Décédée à New York le 23 décembre 2021, à 87 ans, l’écrivaine native de Sacramento avait consacré à la question du deuil deux essais lumineux.
L’année de la pensée magique (2005, prix Médicis 2007), inspiré par la mort en 2003 de son époux, l’écrivain John Gregory Dunne, et Le bleu de la nuit (2011), rédigé après la disparition, à peine deux ans plus tard, de leur fille Quintana Roo. « Elle écrit comme si elle faisait un reportage sur le deuil », observe Chantal Thomas dans sa préface. « Et elle en connaît énormément sur le sujet. »

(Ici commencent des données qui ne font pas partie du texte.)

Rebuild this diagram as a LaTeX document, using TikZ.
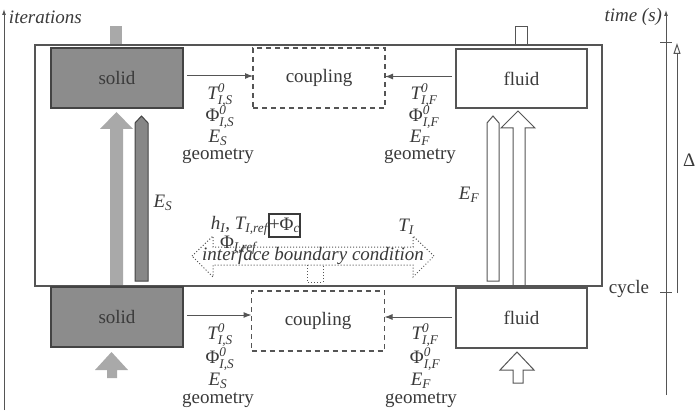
\documentclass[tikz,border=0pt]{standalone}
\usepackage{amsmath}
\usepackage{fontspec}
\setmainfont{Liberation Serif}
\usetikzlibrary{arrows.meta}
\definecolor{ln}{HTML}{555555}
\definecolor{tx}{HTML}{3A3A3A}
\definecolor{solidfill}{HTML}{8C8C8C}
\definecolor{lightgray}{HTML}{A9A9A9}
\definecolor{darkarrow}{HTML}{878787}
\newcommand{\itx}[1]{\textit{#1}}
\tikzset{
  every node/.style={font=\fontsize{19}{22}\selectfont, text=tx, inner sep=0pt, outer sep=0pt},
  blk/.style={draw=ln, line width=1.4pt, minimum width=132pt, minimum height=60pt},
  solidbox/.style={blk, fill=solidfill, draw=ln!80!black},
  fluidbox/.style={blk, fill=white},
  couplebox/.style={draw=ln, line width=1.2pt, dash pattern=on 5pt off 4pt, minimum width=132pt, minimum height=60pt},
  flow/.style={draw=ln, line width=1pt, -{Latex[length=8pt,width=6pt]}},
  axis/.style={draw=ln, line width=1pt, -{Latex[length=6pt,width=4pt]}},
  lab/.style={anchor=center},
}
\begin{document}
\begin{tikzpicture}[x=1pt,y=-1pt]
\useasboundingbox (0,0) rectangle (700,414);
\fill[white] (0,0) rectangle (700,414);

% axes
\coordinate (ax0) at (4,410);
\coordinate (ax1) at (4,9);
\draw[axis] (ax0) -- (ax1);
\node[anchor=west] (iter) at (9,17) {\itshape iterations};
\coordinate (tb0) at (666,395);
\coordinate (tb1) at (666,10);
\draw[axis] (tb0) -- (tb1);
\coordinate (tk1) at (666,43);
\coordinate (tk2) at (666,292);
\draw[ln, line width=1pt] ([xshift=-6pt]tk1) -- ([xshift=6pt]tk1);
\draw[ln, line width=1pt] ([xshift=-6pt]tk2) -- ([xshift=6pt]tk2);
\node[anchor=east] (time) at (662,17) {\itshape time (s)};
\node (cycle) at (629,289) {cycle};
\coordinate (d0) at (677,293);
\coordinate (d1) at (677,43);
\draw[draw=ln, line width=1pt, -{Triangle[open,length=11pt,width=7pt]}] (d0) -- (d1);
\node[anchor=west] (delta) at (683,160) {Δ};

% big gray arrow (left)
\fill[lightgray] (110,287) -- (110,129) -- (100,129) -- (116.5,112) -- (133,129) -- (123,129) -- (123,287) -- cycle;
\fill[lightgray] (110,26) rectangle (122,45);
% dark narrow arrow
\filldraw[fill=darkarrow, draw=ln!80!black, line width=1pt] (135,281) -- (135,123) -- (141.5,116) -- (148,123) -- (148,281) -- cycle;
% white narrow arrow
\filldraw[fill=white, draw=ln, line width=1pt] (487,281) -- (487,123) -- (493,116) -- (499,123) -- (499,281) -- cycle;
% big white arrow
\filldraw[fill=white, draw=ln, line width=1pt] (513,288) -- (513,128) -- (501,128) -- (518,111) -- (535,128) -- (525,128) -- (525,288);
\draw[ln, line width=1pt] (515,27) rectangle (527,45);

% frame
\draw[ln, line width=1.3pt] (35,45) rectangle (602,286);

% boxes
\node[solidbox] (solidT) at (117,78) {solid};
\node[couplebox] (coupT) at (319,78) {coupling};
\node[fluidbox, minimum width=131pt, minimum height=59pt] (fluidT) at (521.5,78.5) {fluid};
\node[solidbox] (solidB) at (117,317) {solid};
\node[couplebox, minimum width=133pt] (coupB) at (318,321) {coupling};
\node[fluidbox, minimum width=131pt] (fluidB) at (521.5,318) {fluid};

% flows
\draw[flow] ([xshift=4pt,yshift=2pt]solidT.east) -- ([yshift=2pt]solidT.east -| coupT.west);
\draw[flow] ([xshift=-4pt,yshift=2pt]fluidT.west) -- ([yshift=2pt]fluidT.west -| coupT.east);
\draw[flow] ([xshift=4pt,yshift=2pt]solidB.east) -- ([yshift=2pt]solidB.east -| coupB.west);
\draw[flow] ([xshift=-4pt,yshift=1pt]fluidB.west) -- ([yshift=1pt]fluidB.west -| coupB.east);

% top labels
\node (tlS1) at (220,95) {$\itx{T}^{\itx{0}}_{\itx{I,S}}$};
\node (tlS2) at (220,117) {$\text{Φ}^{\itx{0}}_{\itx{I,S}}$};
\node (tlS3) at (218,138) {$\itx{E}_{\itx{S}}$};
\node (tlS4) at (218,156) {geometry};
\node (tlF1) at (424,95) {$\itx{T}^{\itx{0}}_{\itx{I,F}}$};
\node (tlF2) at (424,117) {$\text{Φ}^{\itx{0}}_{\itx{I,F}}$};
\node (tlF3) at (420,138) {$\itx{E}_{\itx{F}}$};
\node (tlF4) at (420,156) {geometry};
% bottom labels
\node (blS1) at (220,335) {$\itx{T}^{\itx{0}}_{\itx{I,S}}$};
\node (blS2) at (220,359) {$\text{Φ}^{\itx{0}}_{\itx{I,S}}$};
\node (blS3) at (218,381) {$\itx{E}_{\itx{S}}$};
\node (blS4) at (218,400) {geometry};
\node (blF1) at (425,335) {$\itx{T}^{\itx{0}}_{\itx{I,F}}$};
\node (blF2) at (425,359) {$\text{Φ}^{\itx{0}}_{\itx{I,F}}$};
\node (blF3) at (421,381) {$\itx{E}_{\itx{F}}$};
\node (blF4) at (421,400) {geometry};

\node (ES) at (163,203) {$\itx{E}_{\itx{S}}$};
\node (EF) at (469,195) {$\itx{E}_{\itx{F}}$};

% interface boundary condition
\draw[ln, line width=1pt, dotted] (192,256) -- (213,236) -- (213,247) -- (413,247) -- (413,236) -- (434,256) -- (413,277) -- (413,265) -- (213,265) -- (213,277) -- cycle;
\draw[ln, line width=1pt, dotted] (307,265) -- (307,282) -- (323,282) -- (323,265);
\node (ibc) at (313,256) {\itshape interface boundary condition};
\node[anchor=east] (hT) at (268,226) {$\itx{h}_{\itx{I}}$, $\itx{T}_{\itx{I,ref}}$};
\node[draw=tx, line width=1.2pt, minimum width=31pt, minimum height=23pt] (phic) at (284.5,225.5) {+$\text{Φ}_{\itx{c}}$};
\node[anchor=west] (phiref) at (220,245) {$\text{Φ}_{\itx{I,ref}}$};
\node (TI) at (406,227) {$\itx{T}_{\itx{I}}$};

% bottom arrows
\fill[lightgray] (107,378) -- (107,370) -- (95,370) -- (111.5,352) -- (128,370) -- (117,370) -- (117,378) -- cycle;
\filldraw[fill=white, draw=ln, line width=1pt] (513,383) -- (513,370) -- (500,370) -- (517,352) -- (534,370) -- (523,370) -- (523,383) -- cycle;
\end{tikzpicture}
\end{document}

Le deuil est désormais tourné vers elle (aux États-Unis, la romancière et journaliste a le statut d’icône). Pour tout vous dire propose une sorte de condensé du style de Didion. Le propos y est resserré (elle n’emploie aucun mot superflu), une grande attention est accordée aux détails significatifs et, à la différence d’un Norman Mailer ou d’un Hunter S. Thompson, eux aussi issus du nouveau journalisme des années 1960, la subjectivité de l’auteure ne se fait jamais envahissante. L’ouvrage rassemble douze chroniques qui paraissent pour la première fois en français. Les six premières ont d’abord paru dans le Saturday Evening Post en 1968. Les six suivantes ont été publiées dans différents livres ou magazines entre 1976 et 2000. Du programme des Joueurs Anonymes à des photographies de femmes célèbres, d’une visite à Hearst Castle – le château que s’était fait construire à San Simeon le magnat de la presse William Randolph Hearst – à une rencontre avec Nancy Reagan à l’époque où son mari était gouverneur de Californie, ces textes abordent toutes sortes de sujets, avec une appréciable liberté de ton et un heureux sens de la formule. Les meilleurs traitent d’un aspect ou l’autre de l’écriture (« Pourquoi j’écris », « Raconter des histoires »). L’auteure s’y montre marquée par sa lecture de Hemingway. Pour tout vous dire permet d’apprécier à la fois la sincérité de Didion (la presse underground lui avait révélé l’importance de s’adresser directement au lecteur, de lui parler comme à un ami) et sa clairvoyance, comme dans son analyse du phénomène Martha Stewart, quelques années avant les démêlés de cette dernière avec la justice américaine.